Lines from the one containing "What Bokeh code" to the one containing "10, 11, 12]", both lines included, are to be extracted exactly from the data below; pictures are excluded.

Data supplied:
· · · ·
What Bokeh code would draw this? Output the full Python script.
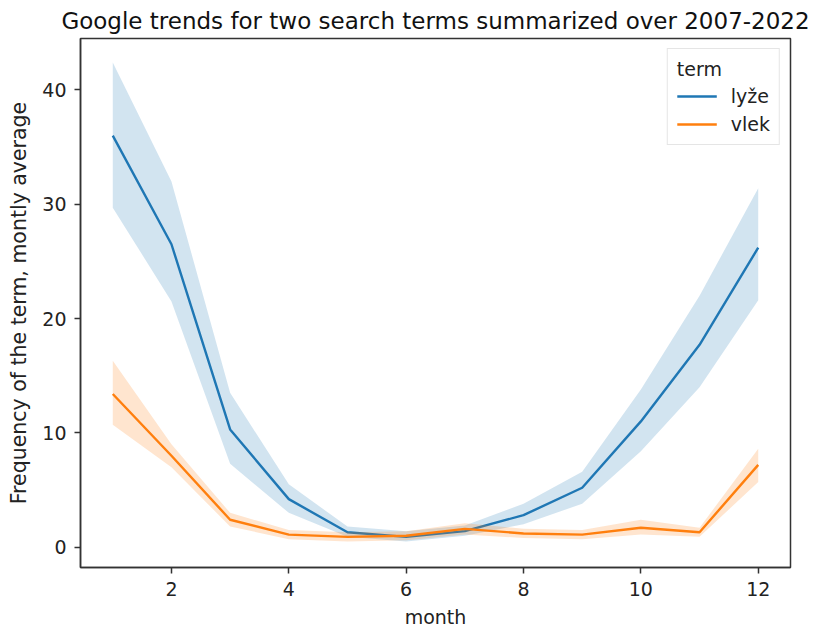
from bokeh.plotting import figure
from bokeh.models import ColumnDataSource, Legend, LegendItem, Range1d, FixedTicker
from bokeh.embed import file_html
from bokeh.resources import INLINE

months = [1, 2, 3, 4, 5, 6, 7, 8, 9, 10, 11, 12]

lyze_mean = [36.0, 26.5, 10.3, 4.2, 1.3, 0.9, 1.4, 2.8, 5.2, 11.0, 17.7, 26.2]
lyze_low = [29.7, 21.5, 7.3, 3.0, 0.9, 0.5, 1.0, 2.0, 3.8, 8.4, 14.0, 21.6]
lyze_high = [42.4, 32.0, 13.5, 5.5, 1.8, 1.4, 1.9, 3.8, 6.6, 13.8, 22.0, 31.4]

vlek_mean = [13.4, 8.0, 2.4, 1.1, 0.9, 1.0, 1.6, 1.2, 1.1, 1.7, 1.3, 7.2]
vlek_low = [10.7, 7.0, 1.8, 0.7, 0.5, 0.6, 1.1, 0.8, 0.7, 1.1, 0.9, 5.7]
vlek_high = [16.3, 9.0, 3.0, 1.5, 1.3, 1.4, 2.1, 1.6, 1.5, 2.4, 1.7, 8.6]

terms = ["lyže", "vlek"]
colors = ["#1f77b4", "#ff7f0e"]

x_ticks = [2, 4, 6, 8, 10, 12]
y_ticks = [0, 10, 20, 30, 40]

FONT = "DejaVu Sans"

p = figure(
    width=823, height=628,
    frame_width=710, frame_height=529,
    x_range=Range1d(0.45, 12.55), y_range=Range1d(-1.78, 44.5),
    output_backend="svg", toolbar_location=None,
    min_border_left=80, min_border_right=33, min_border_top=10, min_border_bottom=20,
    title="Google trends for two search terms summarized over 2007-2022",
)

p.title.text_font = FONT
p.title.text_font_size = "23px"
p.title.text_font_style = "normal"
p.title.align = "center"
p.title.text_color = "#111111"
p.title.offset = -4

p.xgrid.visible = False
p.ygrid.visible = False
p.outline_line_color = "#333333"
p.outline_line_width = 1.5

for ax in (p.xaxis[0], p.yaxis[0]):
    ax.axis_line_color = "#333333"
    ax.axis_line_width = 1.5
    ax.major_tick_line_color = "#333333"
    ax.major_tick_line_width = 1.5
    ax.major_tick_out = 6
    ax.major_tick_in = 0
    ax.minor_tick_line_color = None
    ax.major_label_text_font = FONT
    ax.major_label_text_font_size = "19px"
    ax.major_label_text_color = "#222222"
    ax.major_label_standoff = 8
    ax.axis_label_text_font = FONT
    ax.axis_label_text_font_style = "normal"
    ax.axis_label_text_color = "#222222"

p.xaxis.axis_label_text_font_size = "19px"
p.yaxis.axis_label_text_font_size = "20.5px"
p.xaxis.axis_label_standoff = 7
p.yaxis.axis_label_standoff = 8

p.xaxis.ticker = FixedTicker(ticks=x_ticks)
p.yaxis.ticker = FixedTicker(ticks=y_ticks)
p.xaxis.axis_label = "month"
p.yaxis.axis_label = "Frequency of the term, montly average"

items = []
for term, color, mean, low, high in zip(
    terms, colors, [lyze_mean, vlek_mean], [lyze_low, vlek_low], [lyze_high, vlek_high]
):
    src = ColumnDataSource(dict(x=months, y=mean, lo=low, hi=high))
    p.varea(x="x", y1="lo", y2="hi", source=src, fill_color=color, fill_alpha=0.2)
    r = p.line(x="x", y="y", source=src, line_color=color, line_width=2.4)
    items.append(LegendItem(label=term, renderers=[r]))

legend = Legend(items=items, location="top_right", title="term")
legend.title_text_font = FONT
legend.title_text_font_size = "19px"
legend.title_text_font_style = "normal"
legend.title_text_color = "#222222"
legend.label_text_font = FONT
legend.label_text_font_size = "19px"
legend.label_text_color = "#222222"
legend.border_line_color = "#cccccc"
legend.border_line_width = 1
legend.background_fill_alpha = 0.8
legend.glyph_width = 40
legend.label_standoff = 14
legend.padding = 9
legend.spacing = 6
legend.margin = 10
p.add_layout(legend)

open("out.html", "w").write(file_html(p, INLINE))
· · · ·
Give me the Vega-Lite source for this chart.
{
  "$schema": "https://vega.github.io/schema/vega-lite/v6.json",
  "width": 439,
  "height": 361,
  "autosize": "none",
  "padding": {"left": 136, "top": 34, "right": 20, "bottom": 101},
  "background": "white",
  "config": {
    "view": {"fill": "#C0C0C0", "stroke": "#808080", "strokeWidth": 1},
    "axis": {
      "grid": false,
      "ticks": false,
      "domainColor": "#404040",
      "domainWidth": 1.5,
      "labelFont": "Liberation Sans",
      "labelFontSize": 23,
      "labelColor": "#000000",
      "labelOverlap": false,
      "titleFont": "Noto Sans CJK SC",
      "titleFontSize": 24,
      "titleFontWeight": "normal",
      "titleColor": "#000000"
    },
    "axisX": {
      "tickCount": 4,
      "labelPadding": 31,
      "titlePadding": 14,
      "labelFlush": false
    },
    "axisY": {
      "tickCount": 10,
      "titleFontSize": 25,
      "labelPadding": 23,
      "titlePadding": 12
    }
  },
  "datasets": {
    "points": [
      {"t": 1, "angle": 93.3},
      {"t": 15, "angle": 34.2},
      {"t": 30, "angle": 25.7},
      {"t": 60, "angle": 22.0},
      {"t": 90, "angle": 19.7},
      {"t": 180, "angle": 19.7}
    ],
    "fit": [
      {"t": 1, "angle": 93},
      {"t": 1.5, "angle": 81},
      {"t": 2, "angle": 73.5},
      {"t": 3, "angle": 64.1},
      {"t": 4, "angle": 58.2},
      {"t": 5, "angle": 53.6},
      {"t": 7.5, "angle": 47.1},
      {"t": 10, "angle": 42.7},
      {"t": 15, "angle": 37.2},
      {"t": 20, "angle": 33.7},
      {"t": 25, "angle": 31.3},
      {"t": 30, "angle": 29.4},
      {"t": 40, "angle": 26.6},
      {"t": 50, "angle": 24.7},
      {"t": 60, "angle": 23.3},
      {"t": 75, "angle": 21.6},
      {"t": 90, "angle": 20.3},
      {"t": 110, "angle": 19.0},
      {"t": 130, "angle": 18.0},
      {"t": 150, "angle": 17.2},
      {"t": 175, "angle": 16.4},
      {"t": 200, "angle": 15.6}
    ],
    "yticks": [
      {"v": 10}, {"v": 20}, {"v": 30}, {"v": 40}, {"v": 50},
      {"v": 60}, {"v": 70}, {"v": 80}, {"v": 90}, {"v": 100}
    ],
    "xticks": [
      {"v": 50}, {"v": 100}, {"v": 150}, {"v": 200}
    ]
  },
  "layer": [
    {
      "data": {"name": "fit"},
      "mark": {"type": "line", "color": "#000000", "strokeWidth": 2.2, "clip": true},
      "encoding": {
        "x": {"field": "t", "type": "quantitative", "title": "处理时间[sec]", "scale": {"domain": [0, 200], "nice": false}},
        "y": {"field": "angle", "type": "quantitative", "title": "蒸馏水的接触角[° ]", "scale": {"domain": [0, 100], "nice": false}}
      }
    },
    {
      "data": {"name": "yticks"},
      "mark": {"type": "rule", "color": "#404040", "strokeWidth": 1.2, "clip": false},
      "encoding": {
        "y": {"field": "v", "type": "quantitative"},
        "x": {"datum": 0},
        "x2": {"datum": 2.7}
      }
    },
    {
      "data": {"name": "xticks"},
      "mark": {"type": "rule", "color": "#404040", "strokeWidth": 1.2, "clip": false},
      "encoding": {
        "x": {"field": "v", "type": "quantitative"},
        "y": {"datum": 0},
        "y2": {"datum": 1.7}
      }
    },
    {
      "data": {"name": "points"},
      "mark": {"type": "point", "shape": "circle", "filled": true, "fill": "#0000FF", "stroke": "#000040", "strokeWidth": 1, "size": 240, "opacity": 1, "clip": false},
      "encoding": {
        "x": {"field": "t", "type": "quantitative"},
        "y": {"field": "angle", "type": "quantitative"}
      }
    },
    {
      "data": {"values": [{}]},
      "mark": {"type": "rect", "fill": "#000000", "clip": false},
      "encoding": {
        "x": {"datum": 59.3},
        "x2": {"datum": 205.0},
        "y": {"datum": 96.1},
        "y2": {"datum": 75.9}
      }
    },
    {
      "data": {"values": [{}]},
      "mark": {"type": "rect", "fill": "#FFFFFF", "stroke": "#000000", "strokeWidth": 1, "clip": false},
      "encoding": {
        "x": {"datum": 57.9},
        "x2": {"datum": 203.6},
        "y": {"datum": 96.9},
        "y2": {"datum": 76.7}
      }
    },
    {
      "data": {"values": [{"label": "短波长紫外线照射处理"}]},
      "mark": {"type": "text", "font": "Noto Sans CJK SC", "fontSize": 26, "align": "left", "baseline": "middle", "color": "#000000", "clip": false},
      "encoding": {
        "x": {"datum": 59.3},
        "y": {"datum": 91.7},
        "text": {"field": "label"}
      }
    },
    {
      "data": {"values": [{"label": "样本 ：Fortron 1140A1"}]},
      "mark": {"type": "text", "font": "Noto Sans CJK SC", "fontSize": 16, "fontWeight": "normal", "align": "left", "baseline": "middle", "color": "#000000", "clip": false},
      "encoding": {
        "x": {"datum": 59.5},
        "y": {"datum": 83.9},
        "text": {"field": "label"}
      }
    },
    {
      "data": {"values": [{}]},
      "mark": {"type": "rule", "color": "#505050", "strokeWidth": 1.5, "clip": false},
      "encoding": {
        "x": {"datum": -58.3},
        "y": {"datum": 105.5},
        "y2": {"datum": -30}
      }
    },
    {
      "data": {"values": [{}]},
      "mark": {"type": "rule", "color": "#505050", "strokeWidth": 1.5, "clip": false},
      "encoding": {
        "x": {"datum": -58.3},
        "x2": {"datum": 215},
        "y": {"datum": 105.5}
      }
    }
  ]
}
· · · ·
Solution to this problem:
What Bokeh code would draw this? Output the full Python script.
from bokeh.plotting import figure
from bokeh.models import ColumnDataSource, Legend, LegendItem, Range1d, FixedTicker
from bokeh.embed import file_html
from bokeh.resources import INLINE

months = [1, 2, 3, 4, 5, 6, 7, 8, 9, 10, 11, 12]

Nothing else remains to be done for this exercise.